Thursday, September 29, 2011

John Sheail - Rabbits and their History

The history of rabbits in the UK might seem an unusal topic, but there is a surprisingly fascinating and complex story here. Rabbits first arrived on the British Isles at some point after the Norman Conquest. They began as a luxury food for the rich, but soon escaped the boundaries of their warrens and easily adapted to the British countryside. Over time, rabbits rapidly became an important part of  the rural economy and the natural ecology of the countryside, their meat helping to feed the population and their fur being a prized material for sale.

What John Sheail does well though, is to demonstrate how the history of the rabbit in the UK is one of an interaction between human society and nature. This is not a simple story of rabbits escaping their warrens and becoming accepted as a normal part of nature.

Rabbits could be a prized asset, yet their introduction often helped to destroy crops and woodlands. Their ability to procreate made it difficult, if not impossible to control their numbers. Whole areas of farmland were rendered worthless. A single collection of rabbits, unrestricted by property boundaries could, and frequently did, lay waste to crops. As a result of this, rabbits themselves became a battleground. Landowners might relish rabbits for the hunting parties that paid to shoot them, bagging dozens of animals in a day. The money from this could be much greater than the money obtained for farming the land, but the rabbits would alienated surrounding farmers. So poaching, hunting and trapping became something that also represented the struggle between farmers and landowners.

Dozens of laws aimed at restricting poaching are testiment to the landowners ability to use parliament to fight back, but the spread and growth of rabbits across the isles, meant that by the 20th century they were of epidemic proportions.

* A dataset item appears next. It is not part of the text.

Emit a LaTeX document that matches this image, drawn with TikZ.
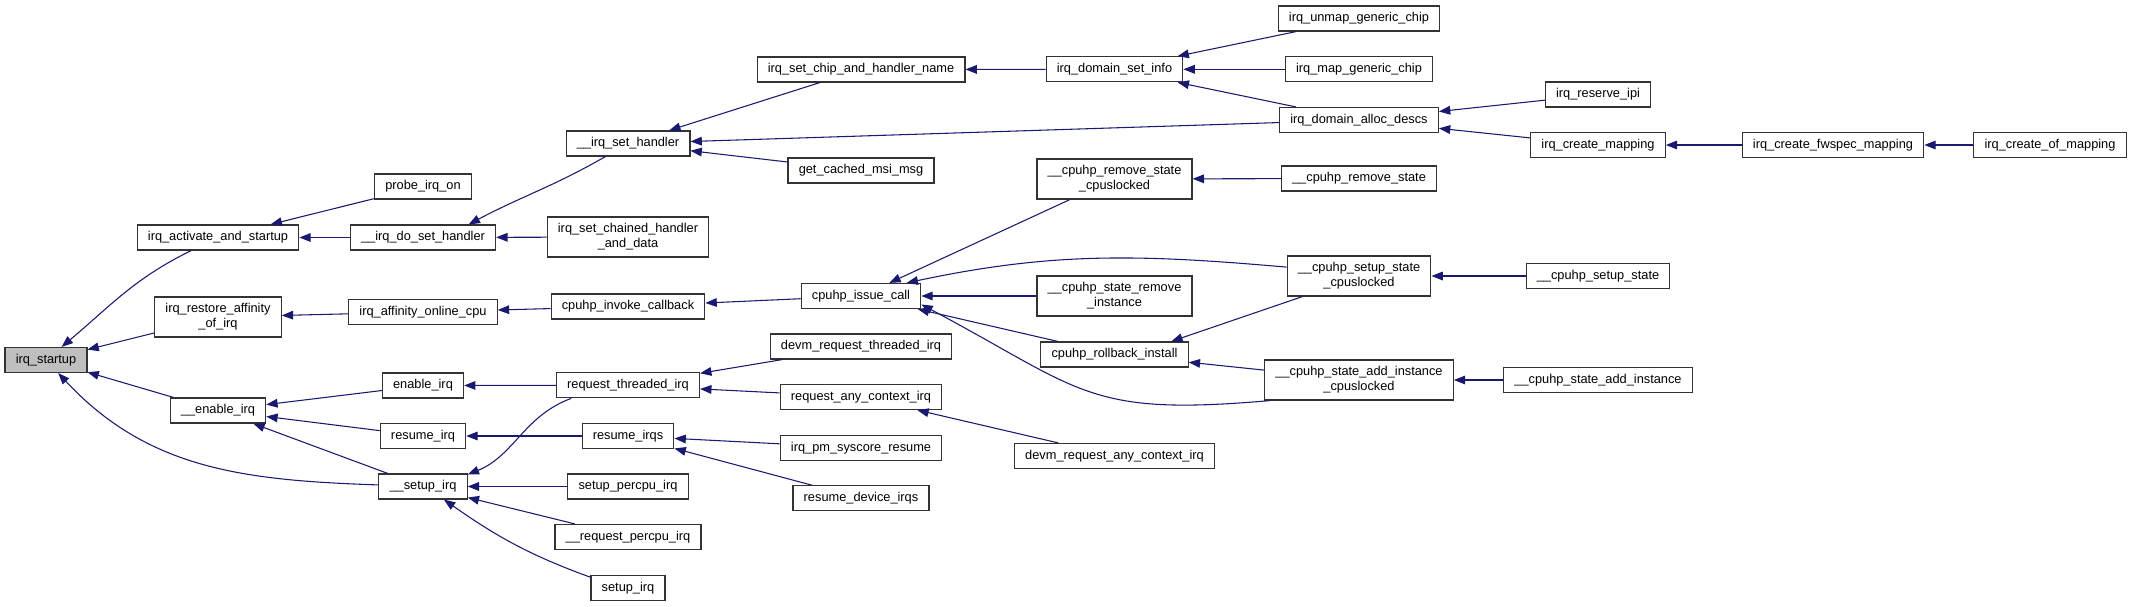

Much of Sheail's book deals with the back and forth nature of the battle for the right to hunt and eat rabbits and the defence of crops and land from them. He describes the, sometimes huge, artifical warrens built to house the animals (Henry VIII's estate owned an enormous auger, used to drill rabbit holes). He explains how gin traps worked, and why there was such an outcry at their cruelty and amusingly he discusses ferrets. He reports on the alleged use of crabs and lobsters (with lit candles on their backs) by rabbit trappers who used them to flush the animals out of their tunnels and called them sea-ferrets. He mentions evidence that toads were used in a similar way, but I find this somewhat unlikely.

Most interestingly he demonstrates how the introduction of myxomatosis destroying rabbits in their millions and almost driving them extinct had the consequence of changing, once again the nature of the beast. Rabbits today spend little time below ground, unlikely their more recent ancestors, and similar to the original animal introduced in medieval times. Their numbers are limited by the disease, and crops and agriculture are safer, but the example serves to show how rabbits are really a product of the social space that humans have created for them, rather than a natural evolution. The lack of suitable predators in Australia has shown the consequence of the introduction of the animals into an area offering almost unlimitless growth.

Sheail's book concludes by saying that the story of the rabbit has not ended. After all the interlinked nature of the shared history of humans and rabbit described so well in the preceeding pages will no doubt continue and develop.